Pour les entreprises qui ont fait le choix d’être cotées en Bourse, sans voir leur capitalisation augmenter en temps opportun, d’autres voies s’ouvrent comme les obligations convertibles en actions avec bons de souscriptions d’actions (OCABSA). Ce produit, connu pour sa flexibilité, donne la faculté à son porteur de convertir les obligations en actions au fil de l’eau. Avec l’absence de taux d’intérêt pour l’entreprise, elles constituent un excellent moyen de financer l’innovation par le marché, qui s’accompagne forcément d’un risque élevé d’une dilution du capital pour certains actionnaires. Un risque à tempérer néanmoins, sachant que beaucoup d’entreprises ayant recours aux OCABSA ne sont pas loin de mettre la clé sous la porte faute de liquidités, à l’image d’Hopium, un des leaders français de l’hydrogène. Celui-ci a émis un tirage de 200 OCABSA cette année, en collaboration avec Atlas Special Opportunities, après un dévissage sévère : son cours de bourse a perdu 96 % de sa valeur depuis le 1er janvier. Une solution de la dernière chance pour cette entreprise abandonnée par ses investisseurs, mais dont le projet pourrait révolutionner les mobilités, avec la mise au point d’une voiture à hydrogène rechargeable en quelques minutes à peine.

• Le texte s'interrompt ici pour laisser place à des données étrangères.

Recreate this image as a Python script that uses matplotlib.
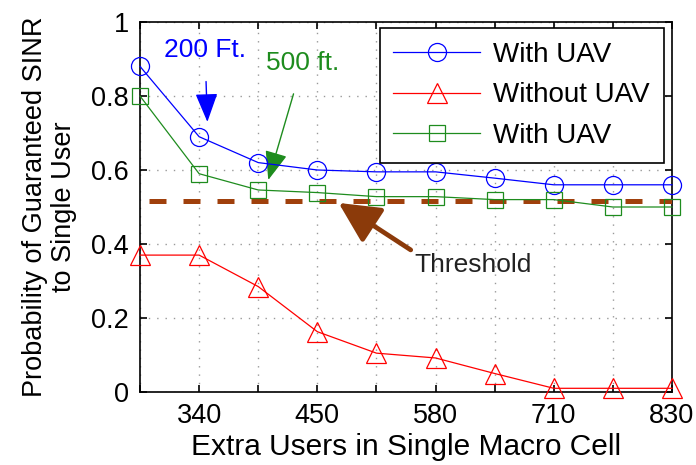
import matplotlib
matplotlib.use("Agg")
import matplotlib.pyplot as plt
import numpy as np

plt.rcParams['font.family'] = ['Liberation Sans', 'DejaVu Sans']

# data
x_pos = [1, 2, 3, 4, 5, 6, 7, 8, 9, 10]
x_labels = ['', '340', '', '450', '', '580', '', '710', '', '830']
with_uav_200 = [0.88, 0.69, 0.62, 0.60, 0.595, 0.595, 0.578, 0.56, 0.56, 0.56]
without_uav = [0.37, 0.37, 0.285, 0.163, 0.105, 0.092, 0.05, 0.01, 0.01, 0.01]
with_uav_500 = [0.80, 0.59, 0.546, 0.539, 0.528, 0.528, 0.52, 0.52, 0.50, 0.50]
threshold = 0.517
y_ticks = [0, 0.2, 0.4, 0.6, 0.8, 1.0]
y_labels = ['0', '0.2', '0.4', '0.6', '0.8', '1']

fs = 19
fig = plt.figure(figsize=(6.96, 4.65), dpi=100)
ax = fig.add_axes([140/696, 1-392/465, (672-140)/696, (392-22)/465])

blue = '#0000ff'
red = '#ff0000'
green = '#1e8c1e'
brown = '#a0400c'

ax.plot(x_pos, with_uav_200, '-o', color=blue, lw=0.9, ms=13, mfc='none', mew=0.9, label='With UAV', clip_on=False, zorder=4)
ax.plot(x_pos, without_uav, '-^', color=red, lw=0.9, ms=14, mfc='none', mew=0.9, label='Without UAV', clip_on=False, zorder=4)
ax.plot(x_pos, with_uav_500, '-s', color=green, lw=0.9, ms=11, mfc='none', mew=0.9, label='With UAV', clip_on=False, zorder=4)
ax.plot([1.15, 10], [threshold, threshold], color=brown, lw=3.6, dashes=(3.4, 3.4), zorder=3)

ax.set_xlim(1, 10)
ax.set_ylim(0, 1)
ax.set_xticks(x_pos)
ax.set_xticklabels(x_labels, fontsize=19.5)
ax.set_yticks(y_ticks)
ax.set_yticklabels(y_labels, fontsize=19.5)
ax.tick_params(direction='in', length=5, width=1.2, top=True, right=True, pad=8)
ax.grid(True, linestyle=(0, (1, 5)), color='#999999', lw=1.0)
for s in ax.spines.values():
    s.set_linewidth(1.2)

ax.set_xlabel('Extra Users in Single Macro Cell', fontsize=21.5, labelpad=3)
ax.set_ylabel('Probability of Guaranteed SINR\nto Single User', fontsize=19.5, labelpad=10, linespacing=1.15)

leg = ax.legend(loc='upper right', bbox_to_anchor=((664-140)/532, 1 - 6/370), fontsize=20,
                fancybox=False, edgecolor='black', framealpha=1, handlelength=3.1,
                borderpad=0.5, labelspacing=0.52, handletextpad=0.5, borderaxespad=0)
leg.get_frame().set_linewidth(1.2)

ax.annotate('200 Ft.', xy=(2.14, 0.73), xytext=(2.10, 0.924), color=blue, fontsize=fs,
            ha='center', va='center',
            arrowprops=dict(arrowstyle='-|>,head_length=0.9,head_width=0.35', mutation_scale=20,
                            color=blue, lw=1.0, shrinkA=12, shrinkB=0))
ax.annotate('500 ft.', xy=(3.17, 0.573), xytext=(3.75, 0.889), color=green, fontsize=fs,
            ha='center', va='center',
            arrowprops=dict(arrowstyle='-|>,head_length=0.9,head_width=0.35', mutation_scale=20,
                            color=green, lw=1.0, shrinkA=12, shrinkB=0))
ax.annotate('', xy=(4.36, 0.511), xytext=(5.58, 0.384),
            arrowprops=dict(arrowstyle='-|>,head_length=1.0,head_width=0.5', mutation_scale=25,
                            color='#8b3a0a', lw=3.4, shrinkA=0, shrinkB=0))
ax.text(6.63, 0.343, 'Threshold', fontsize=fs, ha='center', va='center', color='#222222')

fig.savefig('out.png', dpi=100)
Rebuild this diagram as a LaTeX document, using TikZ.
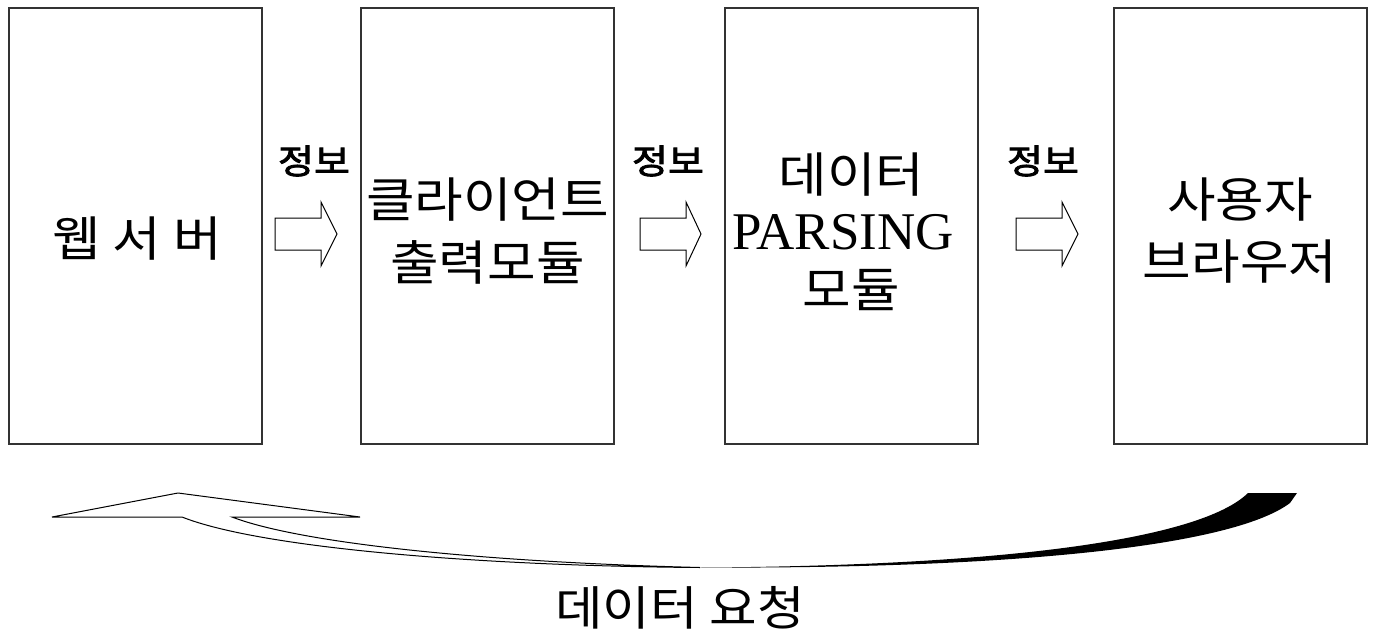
\documentclass[tikz,border=0pt]{standalone}
\usepackage{fontspec}
\newfontfamily\kr[FakeStretch=1.1]{Noto Sans CJK KR}
\newfontfamily\krb[FakeBold=2.5,FakeStretch=1.15]{Noto Sans CJK KR}
\setmainfont{Liberation Serif}
\begin{document}
\begin{tikzpicture}[x=1pt,y=-1pt,
  box/.style={draw=black!80,line width=2pt,minimum width=253pt,minimum height=436pt,inner sep=0pt},
  txt/.style={inner sep=0pt,font=\kr\fontsize{48}{52}\selectfont},
  lbl/.style={inner sep=0pt,font=\krb\fontsize{34}{38}\selectfont},
  blk/.style={draw=black,line width=1pt,fill=white,line join=miter}]
\useasboundingbox (0,0) rectangle (1375,642);
% boxes
\node[box] (b1) at (135,226) {};
\node[box] (b2) at (487.5,226) {};
\node[box] (b3) at (851.5,226) {};
\node[box] (b4) at (1240,226) {};
% box texts
\node[txt] (t1) at (137,239) {웹 서 버};
\node[txt] (t2a) at (487.5,200) {클라이언트};
\node[txt] (t2b) at (487.5,262) {출력모듈};
\node[txt] (t3a) at (851.5,175) {데이터};
\node[inner sep=0pt,font=\fontsize{53}{56}\selectfont] (t3b) at (843,232) {PARSING};
\node[txt] (t3c) at (851.5,290) {모듈};
\node[txt] (t4a) at (1240,200) {사용자};
\node[txt] (t4b) at (1240,262) {브라우저};
% labels
\node[lbl] (l1) at (314,161) {정보};
\node[lbl] (l2) at (668,161) {정보};
\node[lbl] (l3) at (1043,161) {정보};
% block arrows
\draw[blk] (275,218) -- (321,218) -- (321,202) -- (337,234) -- (321,266) -- (321,250) -- (275,250) -- cycle;
\draw[blk] (640,218) -- (686,218) -- (686,202) -- (701,234) -- (686,266) -- (686,250) -- (640,250) -- cycle;
\draw[blk] (1016,218) -- (1062,218) -- (1062,202) -- (1078,234) -- (1062,266) -- (1062,250) -- (1016,250) -- cycle;
% curved arrow
\coordinate (cross) at (700,567.5);
\fill[black] (cross) .. controls (1000,566) and (1200,540) .. (1248,493)
  -- (1297,493) -- (1290,503)
  .. controls (1230,548) and (1000,569) .. (cross) -- cycle;
\draw[line width=1pt,fill=white,line join=miter] (52,517) -- (178,493) -- (360,517) -- (232,517)
  .. controls (300,543) and (480,562) .. (cross)
  .. controls (480,566) and (260,548) .. (182,517) -- cycle;
\node[txt,font=\kr\fontsize{47}{50}\selectfont] (req) at (680,608) {데이터 요청};
\end{tikzpicture}
\end{document}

À l’inverse, d’autres entreprises choisissent de recourir aux OCABSA pour accélérer leur développement et combler leurs besoins en fonds de roulement très élevé, justifiés par une R&D intensive. C’est le cas de nombreuses biotech, connues pour avoir des besoins en cash importants, comme Pharnext, à qui il manquait environ 100 millions d’euros pour conduire les derniers essais cliniques d’un médicament révolutionnaire destiné à traiter la maladie de Charcot-Marie-Tooth (CMT). « Aucun actionnaire n’était capable d’assurer son financement », raconte Hugo Brugière, PDG de l’entreprise, qui a donc choisi les obligations convertibles. « Avec notre partenaire financier, Alpha Blue Ocean (ABO), nous avons mis en place des moyens de financement en obligations convertibles. Cela nous a permis de lever environ 80 millions d’euros sur 18 mois », et donc de conclure l’essai clinique, qui s’est fini le 24 août dernier. La biotech vise à présent des autorisations de mise sur le marché auprès des gendarmes du médicament américains et européens. « Il faut garder les pieds sur terre, mais je crois que nous sommes à l’aube de réussir un pari stratosphérique », s'enthousiasme Hugo Brugière.

Une preuve parmi d’autres qu’en France, le financement privé est capable d’investir dans l’innovation pour accélérer la réindustrialisation et être aux avant-postes de révolutions technologiques promues et initialement soutenues par l’État.